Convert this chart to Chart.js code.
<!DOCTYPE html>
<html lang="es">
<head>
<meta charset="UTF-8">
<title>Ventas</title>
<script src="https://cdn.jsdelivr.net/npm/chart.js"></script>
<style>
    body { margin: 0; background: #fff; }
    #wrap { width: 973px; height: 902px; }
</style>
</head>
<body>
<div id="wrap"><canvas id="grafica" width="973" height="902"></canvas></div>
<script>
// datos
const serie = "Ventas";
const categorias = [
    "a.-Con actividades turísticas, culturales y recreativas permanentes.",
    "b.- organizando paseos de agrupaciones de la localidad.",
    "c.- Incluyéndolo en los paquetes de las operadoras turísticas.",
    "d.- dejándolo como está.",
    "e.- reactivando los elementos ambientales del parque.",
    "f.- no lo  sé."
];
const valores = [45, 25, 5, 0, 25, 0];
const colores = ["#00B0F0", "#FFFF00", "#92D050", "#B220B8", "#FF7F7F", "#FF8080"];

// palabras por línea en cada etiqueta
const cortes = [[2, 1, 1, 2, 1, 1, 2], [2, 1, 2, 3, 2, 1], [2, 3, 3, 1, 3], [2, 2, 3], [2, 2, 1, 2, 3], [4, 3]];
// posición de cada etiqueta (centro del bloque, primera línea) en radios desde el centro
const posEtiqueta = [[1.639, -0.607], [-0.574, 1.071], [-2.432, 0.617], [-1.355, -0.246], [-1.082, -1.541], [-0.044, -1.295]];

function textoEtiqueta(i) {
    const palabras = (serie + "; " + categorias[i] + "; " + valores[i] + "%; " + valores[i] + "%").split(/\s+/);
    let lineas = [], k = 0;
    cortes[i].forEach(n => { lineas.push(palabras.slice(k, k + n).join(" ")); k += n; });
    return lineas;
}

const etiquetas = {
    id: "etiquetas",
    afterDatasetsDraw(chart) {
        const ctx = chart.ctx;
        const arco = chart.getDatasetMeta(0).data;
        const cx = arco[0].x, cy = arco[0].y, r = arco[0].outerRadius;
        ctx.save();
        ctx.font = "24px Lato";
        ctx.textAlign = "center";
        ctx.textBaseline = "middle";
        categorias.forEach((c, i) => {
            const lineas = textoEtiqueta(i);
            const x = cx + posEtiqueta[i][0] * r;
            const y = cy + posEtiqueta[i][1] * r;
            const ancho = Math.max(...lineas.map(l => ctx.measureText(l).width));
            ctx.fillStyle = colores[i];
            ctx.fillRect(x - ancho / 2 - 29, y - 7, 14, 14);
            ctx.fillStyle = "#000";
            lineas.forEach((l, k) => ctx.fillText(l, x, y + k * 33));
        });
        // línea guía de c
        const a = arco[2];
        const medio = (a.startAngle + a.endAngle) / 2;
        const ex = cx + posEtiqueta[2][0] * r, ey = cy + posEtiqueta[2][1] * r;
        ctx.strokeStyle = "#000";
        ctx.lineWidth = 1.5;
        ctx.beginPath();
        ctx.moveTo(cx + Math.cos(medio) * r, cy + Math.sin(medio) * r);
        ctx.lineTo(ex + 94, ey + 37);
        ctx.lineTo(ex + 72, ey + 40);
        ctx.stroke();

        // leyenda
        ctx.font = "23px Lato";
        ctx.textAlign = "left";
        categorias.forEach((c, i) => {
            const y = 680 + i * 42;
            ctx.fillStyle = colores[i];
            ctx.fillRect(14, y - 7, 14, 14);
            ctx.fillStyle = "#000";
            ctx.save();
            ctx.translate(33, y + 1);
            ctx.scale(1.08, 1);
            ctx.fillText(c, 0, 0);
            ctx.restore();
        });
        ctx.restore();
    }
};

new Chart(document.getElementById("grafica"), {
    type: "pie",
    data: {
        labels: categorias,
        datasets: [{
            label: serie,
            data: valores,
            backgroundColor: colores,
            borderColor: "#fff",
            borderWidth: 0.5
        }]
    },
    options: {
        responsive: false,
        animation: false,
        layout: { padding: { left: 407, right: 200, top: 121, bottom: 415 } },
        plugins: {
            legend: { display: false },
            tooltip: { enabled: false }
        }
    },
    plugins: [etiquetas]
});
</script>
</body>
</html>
──────
▸ **WHAT TO DO**: From the first line to the last, please quote the material above exactly.

▸ **REPLY TO THE TASK**:
Convert this chart to Chart.js code.
<!DOCTYPE html>
<html lang="es">
<head>
<meta charset="UTF-8">
<title>Ventas</title>
<script src="https://cdn.jsdelivr.net/npm/chart.js"></script>
<style>
    body { margin: 0; background: #fff; }
    #wrap { width: 973px; height: 902px; }
</style>
</head>
<body>
<div id="wrap"><canvas id="grafica" width="973" height="902"></canvas></div>
<script>
// datos
const serie = "Ventas";
const categorias = [
    "a.-Con actividades turísticas, culturales y recreativas permanentes.",
    "b.- organizando paseos de agrupaciones de la localidad.",
    "c.- Incluyéndolo en los paquetes de las operadoras turísticas.",
    "d.- dejándolo como está.",
    "e.- reactivando los elementos ambientales del parque.",
    "f.- no lo  sé."
];
const valores = [45, 25, 5, 0, 25, 0];
const colores = ["#00B0F0", "#FFFF00", "#92D050", "#B220B8", "#FF7F7F", "#FF8080"];

// palabras por línea en cada etiqueta
const cortes = [[2, 1, 1, 2, 1, 1, 2], [2, 1, 2, 3, 2, 1], [2, 3, 3, 1, 3], [2, 2, 3], [2, 2, 1, 2, 3], [4, 3]];
// posición de cada etiqueta (centro del bloque, primera línea) en radios desde el centro
const posEtiqueta = [[1.639, -0.607], [-0.574, 1.071], [-2.432, 0.617], [-1.355, -0.246], [-1.082, -1.541], [-0.044, -1.295]];

function textoEtiqueta(i) {
    const palabras = (serie + "; " + categorias[i] + "; " + valores[i] + "%; " + valores[i] + "%").split(/\s+/);
    let lineas = [], k = 0;
    cortes[i].forEach(n => { lineas.push(palabras.slice(k, k + n).join(" ")); k += n; });
    return lineas;
}

const etiquetas = {
    id: "etiquetas",
    afterDatasetsDraw(chart) {
        const ctx = chart.ctx;
        const arco = chart.getDatasetMeta(0).data;
        const cx = arco[0].x, cy = arco[0].y, r = arco[0].outerRadius;
        ctx.save();
        ctx.font = "24px Lato";
        ctx.textAlign = "center";
        ctx.textBaseline = "middle";
        categorias.forEach((c, i) => {
            const lineas = textoEtiqueta(i);
            const x = cx + posEtiqueta[i][0] * r;
            const y = cy + posEtiqueta[i][1] * r;
            const ancho = Math.max(...lineas.map(l => ctx.measureText(l).width));
            ctx.fillStyle = colores[i];
            ctx.fillRect(x - ancho / 2 - 29, y - 7, 14, 14);
            ctx.fillStyle = "#000";
            lineas.forEach((l, k) => ctx.fillText(l, x, y + k * 33));
        });
        // línea guía de c
        const a = arco[2];
        const medio = (a.startAngle + a.endAngle) / 2;
        const ex = cx + posEtiqueta[2][0] * r, ey = cy + posEtiqueta[2][1] * r;
        ctx.strokeStyle = "#000";
        ctx.lineWidth = 1.5;
        ctx.beginPath();
        ctx.moveTo(cx + Math.cos(medio) * r, cy + Math.sin(medio) * r);
        ctx.lineTo(ex + 94, ey + 37);
        ctx.lineTo(ex + 72, ey + 40);
        ctx.stroke();

        // leyenda
        ctx.font = "23px Lato";
        ctx.textAlign = "left";
        categorias.forEach((c, i) => {
            const y = 680 + i * 42;
            ctx.fillStyle = colores[i];
            ctx.fillRect(14, y - 7, 14, 14);
            ctx.fillStyle = "#000";
            ctx.save();
            ctx.translate(33, y + 1);
            ctx.scale(1.08, 1);
            ctx.fillText(c, 0, 0);
            ctx.restore();
        });
        ctx.restore();
    }
};

new Chart(document.getElementById("grafica"), {
    type: "pie",
    data: {
        labels: categorias,
        datasets: [{
            label: serie,
            data: valores,
            backgroundColor: colores,
            borderColor: "#fff",
            borderWidth: 0.5
        }]
    },
    options: {
        responsive: false,
        animation: false,
        layout: { padding: { left: 407, right: 200, top: 121, bottom: 415 } },
        plugins: {
            legend: { display: false },
            tooltip: { enabled: false }
        }
    },
    plugins: [etiquetas]
});
</script>
</body>
</html>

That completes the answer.